Seanad debates

Thursday, 17 October 2013

Adjournment Matters

Pyrite Remediation Programme Implementation

1:45 pm

Photo of Averil PowerAveril Power (Fianna Fail) | Oireachtas source

I welcome the announcement yesterday of an initial €10 million fund to kick-start the pyrite remediation scheme. It will come as a huge relief to people who have not been able to repair their homes and have waited a long time for a solution to be agreed at a national level. I am disappointed that the Government has not been able to secure a levy on the industry yet. I hope the issue will be revisited after the various court cases conclude. It is only right that the industry pays its fair share rather than the burden's falling on the taxpayer.

I commend the Government on moving to put the remediation scheme in place and acknowledge the work the Minister and the former Minister of State, the late Deputy Shane McEntee, did on this issue over the past couple of years to bring about a solution. I am, however, very concerned that the scheme will not provide any compensation for people who have had to repair their homes themselves before now. While some developers carried out pyrite remediation works on the properties that they built, others have refused to do so. Many families have had to pay for the work themselves. Some have spent over €30,000 or €40,000 on tests to identify the extent of the problem, on the physical repair works, on temporary accommodation and on storage while their homes were uninhabitable. That is a huge sum of money for any family to have to pay. As Sandra Lewis of the Pyrite Action Group pointed out yesterday, homeowners in their thirties could do this only by re-mortgaging or borrowing to pay for that work. Older couples had to dip into their life savings to fix their homes. It was not that these people could afford to pay for that work. In many cases it was that they simply could not afford not to do it because their homes would have been uninhabitable otherwise. It has taken many years, as the Minister knows, to bring about a solution.

I know that when the Minister was asked yesterday why these homes were not covered by the scheme he said people should take cases against developers to get the money back but for many that is not realistic because many developers have gone out of business and been declared bankrupt, and it would be futile for those families to chase somebody from whom they have no realistic opportunity of recovering money.

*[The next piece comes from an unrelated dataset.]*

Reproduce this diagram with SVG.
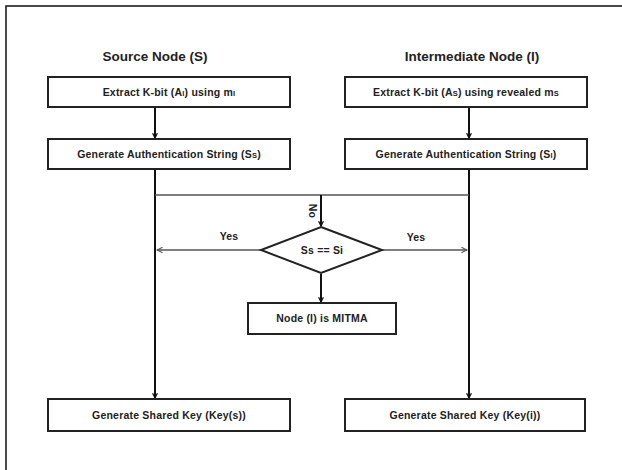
<svg xmlns="http://www.w3.org/2000/svg" width="622" height="470" viewBox="0 0 622 470">
<style>
.box{fill:#fff;stroke:#222;stroke-width:2}
.t{font-family:"Liberation Sans",Arial,sans-serif;font-weight:bold;font-size:10.5px;fill:#222;text-anchor:middle;letter-spacing:0.2px}
.title{font-family:"Liberation Sans",Arial,sans-serif;font-weight:bold;font-size:13.5px;fill:#222;text-anchor:middle}
.main{fill:none;stroke:#111;stroke-width:2}
.thin{fill:none;stroke:#555;stroke-width:1.5}
.sub{font-size:7.5px}
</style>
<defs>
<marker id="ah" viewBox="0 0 10 10" refX="9" refY="5" markerWidth="6" markerHeight="6" orient="auto" markerUnits="userSpaceOnUse">
<path d="M1,1 L9,5 L1,9" fill="none" stroke="#111" stroke-width="2"/>
</marker>
<marker id="ah2" viewBox="0 0 10 10" refX="9" refY="5" markerWidth="7" markerHeight="7" orient="auto" markerUnits="userSpaceOnUse">
<path d="M1,1 L9,5 L1,9" fill="none" stroke="#555" stroke-width="1.5"/>
</marker>
</defs>
<path d="M6,470 V6 H622" fill="none" stroke="#111" stroke-width="1.5"/>
<text class="title" x="155" y="61">Source Node (S)</text>
<text class="title" x="472" y="61">Intermediate Node (I)</text>
<g id="connectors">
<line class="main" x1="155" y1="107" x2="155" y2="138" marker-end="url(#ah)"/>
<line class="main" x1="469" y1="107" x2="469" y2="138" marker-end="url(#ah)"/>
<line class="main" x1="155" y1="169" x2="155" y2="398" marker-end="url(#ah)"/>
<line class="main" x1="469" y1="169" x2="469" y2="398" marker-end="url(#ah)"/>
<line class="thin" x1="155" y1="195" x2="469" y2="195"/>
<line class="main" x1="321" y1="195" x2="321" y2="226" marker-end="url(#ah)"/>
<line class="thin" x1="261" y1="250" x2="157" y2="250" marker-end="url(#ah2)"/>
<line class="thin" x1="382" y1="250" x2="467" y2="250" marker-end="url(#ah2)"/>
<line class="main" x1="321" y1="274" x2="321" y2="302" marker-end="url(#ah)"/>
<text class="t" x="229" y="240">Yes</text>
<text class="t" x="416" y="241">Yes</text>
<text class="t" transform="translate(309,211) rotate(90)">No</text>
</g>
<g id="extractS">
<rect class="box" x="48" y="77" width="242" height="30"/>
<text class="t" x="169" y="96">Extract K-bit (A<tspan class="sub">I</tspan>) using m<tspan class="sub">I</tspan></text>
</g>
<g id="authS">
<rect class="box" x="48" y="139" width="242" height="30"/>
<text class="t" x="169" y="158">Generate Authentication String (S<tspan class="sub">S</tspan>)</text>
</g>
<g id="extractI">
<rect class="box" x="345" y="77" width="242" height="30"/>
<text class="t" x="466" y="96">Extract K-bit (A<tspan class="sub">S</tspan>) using revealed m<tspan class="sub">S</tspan></text>
</g>
<g id="authI">
<rect class="box" x="345" y="139" width="242" height="30"/>
<text class="t" x="466" y="158">Generate Authentication String (S<tspan class="sub">I</tspan>)</text>
</g>
<g id="decision">
<polygon class="box" points="321,227 382,250 321,273 261,250"/>
<text class="t" x="322" y="254">Ss == Si</text>
</g>
<g id="mitma">
<rect class="box" x="248" y="303" width="148" height="31"/>
<text class="t" x="322" y="322">Node (I) is MITMA</text>
</g>
<g id="keyS">
<rect class="box" x="48" y="399" width="242" height="32"/>
<text class="t" x="169" y="419">Generate Shared Key (Key(s))</text>
</g>
<g id="keyI">
<rect class="box" x="345" y="399" width="240" height="32"/>
<text class="t" x="465" y="419">Generate Shared Key (Key(i))</text>
</g>
</svg>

While I welcome the scheme I think it is unfair that those families have been excluded. The same families were denied an exemption from the local property tax. I communicated earlier this year with the Minister for Finance, Deputy Noonan, on behalf of several families who, because they had paid for the remediation work themselves before the property tax exemption came in had to pay the full property tax. They pointed out to me that other families who had the work done a couple of months later would not have to pay the property tax and will now have the works paid for too.

Will the Minister extend the scheme to provide compensation for people who really had no choice but to carry out the work themselves before now? Will there be enough money over the next couple of years to pay for this work? I understand that the Minister indicated yesterday that the €10 million is initial funding and that more is expected over the next two or three years but I did not see a figure for what exactly the Minister intends to be put in place, or indeed, if there is any agreement in the Department of Finance about funding for the following years. The Minister is aware that there are some indications that it could cost up to €50 million. The funding announced yesterday seems to be just for the 1,000 homes in the red category, those which are worst affected. It has been estimated that up to 12,500 homes could be affected by pyrite. Will there be enough money to cover everybody who has been affected? When will the necessary legislation to establish the Pyrite Resolution Board, PRB, be brought before the Oireachtas?

The Leader of the House indicated yesterday that he had spoken to the Minister and that the Minister had indicated that he might bring the Bill first to the Seanad. Can he indicate when that might occur because I understand that the board needs to be put on a statutory footing before it can start to make payments? Finally, have plans to levy the industry been shelved altogether or do the Minister and the Government intend to revisit the issue after the relevant court cases have concluded?